When you're a young professional at the start of your career, it's a blessing when your very first boss turns out to the toughest person you'll ever know.
That was my experience with Congresswoman Helen Delich Bentley, who died today.
Toughness in a boss, and in a person, can encompass numerous qualities. Sometimes it manifests itself in salty language, high expectations of excellence or through a general sense of indomitability. Ms. Bentley exuded all of these qualities during her long life.
She earned a B. A. at the University of Missouri with hard work and scholarships when comparatively few women matriculated past high school, then in 1945 landed a job at The Sun covering labor issues and the Port of Baltimore. Later she became The Sun's maritime editor.
Without her legendary formidability, she would have never succeeded in these male bastions or in the Nixon and Ford Administrations as chair of the Federal Maritime Commission or the U.S. Congress, where she was initially only one of 25 women in the legislative body (more than 100 women from both parties now serve).
During her tenure in Congress, I doubt she ever got more than six hours' sleep. She always insisted on signing every constituent letter personally — sometimes they came back with coffee stains, evidence of a late-night work session — and she never ever took weekends off.
In the rare instances where she had few weekend appointments scheduled, she would direct her scheduler to sift through the local papers and find her a flea market, community fair or similar event to attend — often while wearing her signature skirt decorated with images of cartoon GOP elephants and with at least one of her poodles in tow.
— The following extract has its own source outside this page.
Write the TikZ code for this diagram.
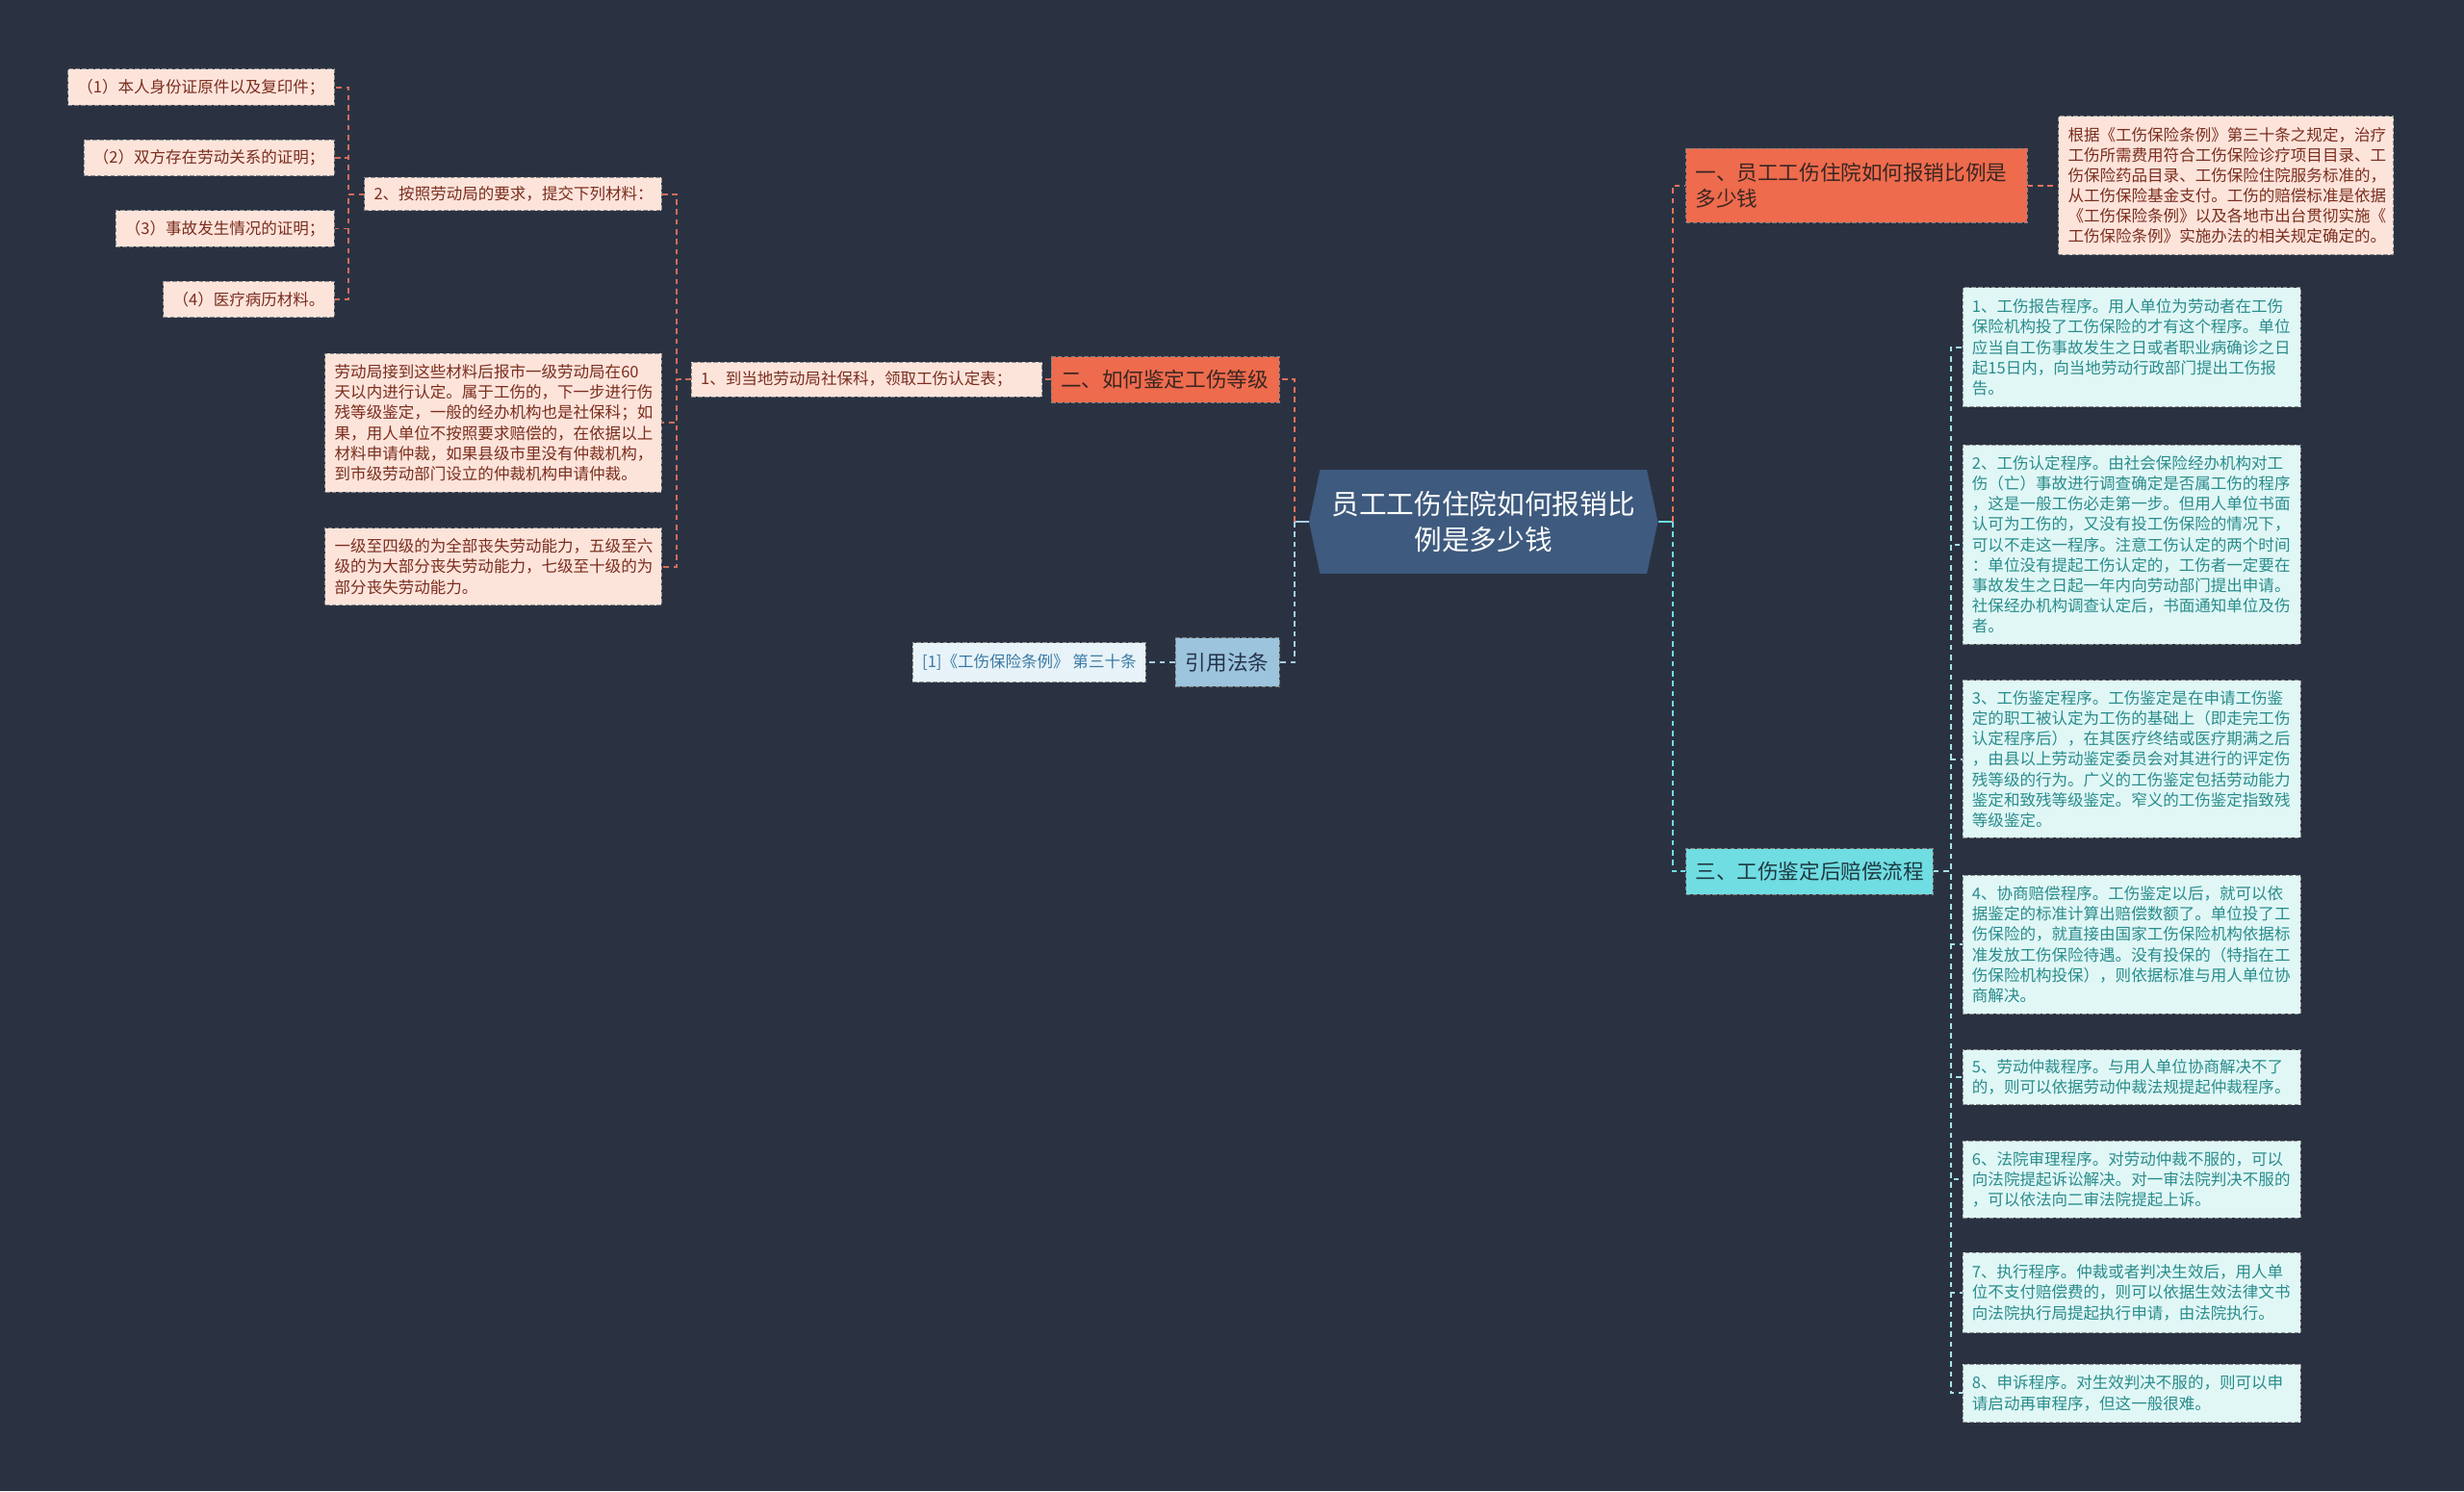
\documentclass[tikz,border=0pt]{standalone}
\usepackage{fontspec}
\setmainfont{Noto Sans CJK SC}
\usepackage{tikz}

\definecolor{bgcol}{HTML}{2A3242}
\definecolor{rootfill}{HTML}{3E5A7E}
\definecolor{orangefill}{HTML}{EE6B4D}
\definecolor{orangetext}{HTML}{3A2622}
\definecolor{pinkfill}{HTML}{FDE4DB}
\definecolor{pinktext}{HTML}{7B2E1E}
\definecolor{cyanfill}{HTML}{70DDE2}
\definecolor{cyantext}{HTML}{1E3A42}
\definecolor{palefill}{HTML}{E0F7F6}
\definecolor{paletext}{HTML}{2A8C8C}
\definecolor{bluefill}{HTML}{9CC4DC}
\definecolor{bluetext}{HTML}{24344A}
\definecolor{iceblue}{HTML}{E7F3F8}
\definecolor{icetext}{HTML}{3A7AA5}
\definecolor{orangeline}{HTML}{E8735A}
\definecolor{pinkline}{HTML}{D46C5A}
\definecolor{cyanline}{HTML}{70DDE2}
\definecolor{paleline}{HTML}{A6E4E6}
\definecolor{blueline}{HTML}{A8CDE3}

\newcommand{\smalltext}{\fontsize{7.2pt}{9.2pt}\selectfont}
\newcommand{\branchtext}{\fontsize{9.4pt}{12pt}\selectfont}
\newcommand{\roottext}{\fontsize{12.5pt}{16.3pt}\selectfont}

\begin{document}
\begin{tikzpicture}[x=0.025cm, y=-0.025cm,
            every node/.style = {shape=rectangle, align=left,
                                 inner xsep=0.15cm, inner ysep=0.08cm},
            boxline/.style = {draw=#1, dash pattern=on 2pt off 1pt, line width=0.4pt},
            pinkleaf/.style = {fill=pinkfill, boxline=black!45, text=pinktext, font=\smalltext},
            paleleaf/.style = {fill=palefill, boxline=black!45, text=paletext, font=\smalltext},
            iceleaf/.style = {fill=iceblue, boxline=black!45, text=icetext, font=\smalltext},
            orangebranch/.style = {fill=orangefill, boxline=black!50, text=orangetext, font=\branchtext},
            cyanbranch/.style = {fill=cyanfill, boxline=black!50, text=cyantext, font=\branchtext},
            bluebranch/.style = {fill=bluefill, boxline=black!50, text=bluetext, font=\branchtext},
            link/.style = {draw=#1, dash pattern=on 2.5pt off 2pt, line width=0.8pt},
            stub/.style = {draw=#1, line width=1pt}]
\fill[bgcol] (0,0) rectangle (1568,949);
\useasboundingbox (0,0) rectangle (1568,949);

\fill[rootfill] (833,332) -- (840,299) -- (1048,299) -- (1055,332)
                -- (1048,365) -- (840,365) -- cycle;
\node[text=white, font=\roottext, align=center,
      minimum width=5.55cm, minimum height=1.65cm] (root) at (944,332)
      {员工工伤住院如何报销比\\例是多少钱};

\node[orangebranch, text width=5.125cm, minimum height=1.175cm] (b1) at (1181.5,118)
      {一、员工工伤住院如何报销比例是\\多少钱};
\node[pinkleaf, text width=5.025cm, minimum height=2.2cm] (b1c) at (1416.5,118)
      {根据《工伤保险条例》第三十条之规定，治疗\\
       工伤所需费用符合工伤保险诊疗项目目录、工\\
       伤保险药品目录、工伤保险住院服务标准的，\\
       从工伤保险基金支付。工伤的赔偿标准是依据\\
       《工伤保险条例》以及各地市出台贯彻实施《\\
       工伤保险条例》实施办法的相关规定确定的。};

\node[cyanbranch, text width=3.625cm, minimum height=0.725cm] (b3) at (1151.5,554.5)
      {三、工伤鉴定后赔偿流程};
\node[paleleaf, text width=5.075cm, minimum height=1.9cm] (c1) at (1356.5,221)
      {1、工伤报告程序。用人单位为劳动者在工伤\\
       保险机构投了工伤保险的才有这个程序。单位\\
       应当自工伤事故发生之日或者职业病确诊之日\\
       起15日内，向当地劳动行政部门提出工伤报\\
       告。};
\node[paleleaf, text width=5.075cm, minimum height=3.175cm] (c2) at (1356.5,346.5)
      {2、工伤认定程序。由社会保险经办机构对工\\
       伤（亡）事故进行调查确定是否属工伤的程序\\
       ，这是一般工伤必走第一步。但用人单位书面\\
       认可为工伤的，又没有投工伤保险的情况下，\\
       可以不走这一程序。注意工伤认定的两个时间\\
       ：单位没有提起工伤认定的，工伤者一定要在\\
       事故发生之日起一年内向劳动部门提出申请。\\
       社保经办机构调查认定后，书面通知单位及伤\\
       者。};
\node[paleleaf, text width=5.075cm, minimum height=2.5cm] (c3) at (1356.5,483)
      {3、工伤鉴定程序。工伤鉴定是在申请工伤鉴\\
       定的职工被认定为工伤的基础上（即走完工伤\\
       认定程序后），在其医疗终结或医疗期满之后\\
       ，由县以上劳动鉴定委员会对其进行的评定伤\\
       残等级的行为。广义的工伤鉴定包括劳动能力\\
       鉴定和致残等级鉴定。窄义的工伤鉴定指致残\\
       等级鉴定。};
\node[paleleaf, text width=5.075cm, minimum height=2.2cm] (c4) at (1356.5,601)
      {4、协商赔偿程序。工伤鉴定以后，就可以依\\
       据鉴定的标准计算出赔偿数额了。单位投了工\\
       伤保险的，就直接由国家工伤保险机构依据标\\
       准发放工伤保险待遇。没有投保的（特指在工\\
       伤保险机构投保），则依据标准与用人单位协\\
       商解决。};
\node[paleleaf, text width=5.075cm, minimum height=0.875cm] (c5) at (1356.5,685.5)
      {5、劳动仲裁程序。与用人单位协商解决不了\\
       的，则可以依据劳动仲裁法规提起仲裁程序。};
\node[paleleaf, text width=5.075cm, minimum height=1.225cm] (c6) at (1356.5,750.5)
      {6、法院审理程序。对劳动仲裁不服的，可以\\
       向法院提起诉讼解决。对一审法院判决不服的\\
       ，可以依法向二审法院提起上诉。};
\node[paleleaf, text width=5.075cm, minimum height=1.275cm] (c7) at (1356.5,822.5)
      {7、执行程序。仲裁或者判决生效后，用人单\\
       位不支付赔偿费的，则可以依据生效法律文书\\
       向法院执行局提起执行申请，由法院执行。};
\node[paleleaf, text width=5.075cm, minimum height=0.925cm] (c8) at (1356.5,886.5)
      {8、申诉程序。对生效判决不服的，则可以申\\
       请启动再审程序，但这一般很难。};

\node[orangebranch, text width=3.325cm, minimum height=0.725cm] (b2) at (741.5,241.5)
      {二、如何鉴定工伤等级};
\node[pinkleaf, text width=5.275cm, minimum height=0.55cm] (b2c) at (551.5,241.5)
      {1、到当地劳动局社保科，领取工伤认定表；};
\node[pinkleaf, text width=4.425cm, minimum height=0.525cm] (g1) at (326.5,123.5)
      {2、按照劳动局的要求，提交下列材料：};
\node[pinkleaf, text width=5.05cm, minimum height=2.2cm] (g2) at (314,269)
      {劳动局接到这些材料后报市一级劳动局在60\\
       天以内进行认定。属于工伤的，下一步进行伤\\
       残等级鉴定，一般的经办机构也是社保科；如\\
       果，用人单位不按照要求赔偿的，在依据以上\\
       材料申请仲裁，如果县级市里没有仲裁机构，\\
       到市级劳动部门设立的仲裁机构申请仲裁。};
\node[pinkleaf, text width=5.05cm, minimum height=1.225cm] (g3) at (314,360.5)
      {一级至四级的为全部丧失劳动能力，五级至六\\
       级的为大部分丧失劳动能力，七级至十级的为\\
       部分丧失劳动能力。};
\node[pinkleaf, anchor=east, minimum height=0.575cm] (m1) at (213,55.5)
      {（1）本人身份证原件以及复印件；};
\node[pinkleaf, anchor=east, minimum height=0.575cm] (m2) at (213,100.5)
      {（2）双方存在劳动关系的证明；};
\node[pinkleaf, anchor=east, minimum height=0.575cm] (m3) at (213,145.5)
      {（3）事故发生情况的证明；};
\node[pinkleaf, anchor=east, minimum height=0.575cm] (m4) at (213,190.5)
      {（4）医疗病历材料。};

\node[bluebranch, minimum width=1.65cm, minimum height=0.775cm] (r1) at (781,421.5)
      {引用法条};
\node[iceleaf, minimum width=3.7cm, minimum height=0.625cm] (r1c) at (655,421.5)
      {[1]《工伤保险条例》 第三十条};

\draw[stub=blueline] (root.west) -- ++(-9,0) coordinate (lhub);
\draw[link=orangeline] (lhub) |- (b2.east);
\draw[link=blueline] (lhub) |- (r1.east);
\draw[stub=cyanline] (root.east) -- ++(9,0) coordinate (rhub);
\draw[link=orangeline] (rhub) |- (b1.west);
\draw[link=cyanline] (rhub) |- (b3.west);
\draw[link=orangeline] (b1.east) -- (b1c.west);
\foreach \c in {c1,c2,c3,c4,c5,c6,c7,c8}
  \draw[link=paleline] (b3.east) -- ++(11,0) |- (\c.west);
\draw[link=pinkline] (b2.west) -- (b2c.east);
\foreach \g in {g1,g2,g3}
  \draw[link=pinkline] (b2c.west) -- ++(-9,0) |- (\g.east);
\foreach \m in {m1,m2,m3,m4}
  \draw[link=pinkline] (g1.west) -- ++(-10,0) |- (\m.east);
\draw[link=blueline] (r1.west) -- (r1c.east);
\end{tikzpicture}
\end{document}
She'd campaigned so hard to be elected to Congress, losing twice before winning in 1984. She took the job so seriously that she seemed to believe that she did not have the luxury of relaxation. She could, or should, always be doing something for her constituents, she reasoned. They were depending on her, and public service was her iron law.
During the three and a half years I worked for her, first as an intern, then as a writer, I occasionally drove her to Capitol Hill. During those rides she devoured briefing materials prepared by staff and at least three newspapers — usually The Sun, The Washington Post and The Wall Street Journal. We would leave her house in Lutherville before 8 a.m. and rarely get back until 10 p.m. or later, after a full day of constituent meetings, committee activity and floor votes.
The next day, she was always ready to do it all over again. She repeated that ritual for a decade. Her toughness helped her succeed in a job that exhausts people half her age.
If she got upset about lack of progress on a casework matter, you knew it was because she cared and took her obligation to her constituents very seriously. She worked hard and took offense if she thought those around her refused to follow the same standard.
Staffers, bureaucrats, and presidents were not immune to this phenomenon.
Her concern was also evident in her personal dealings. She looked out for people, often finding a spot for them on her staff or in her network. And she took a special interest in young people.
When I started working for her, I think she regarded me as a shy and immature child of privilege — and she was right.
Former newspaper editor that she was, she sensed that I had potential as a writer. To my personal benefit, she pushed me to develop my skills and to grow.
Skilled politician that she was, she knew how to glean people's unique talent, and to leverage them to better serve both constituents and her political ambitions.
Like her friends William Donald Schaefer and Barbara Mikulski, she was authentic — a self-styled original among a crop of cookie cutter pols who lacked her common touch.
And she never feared reaching across party lines to get things done that benefited her constituents, including advocating for dredging the Port of Baltimore.
Of all the people I have encountered in politics, none worked harder or cared more for the people she served than Helen Delich Bentley. Her toughness helped her become an effective public servant. But her compassion made her a great one.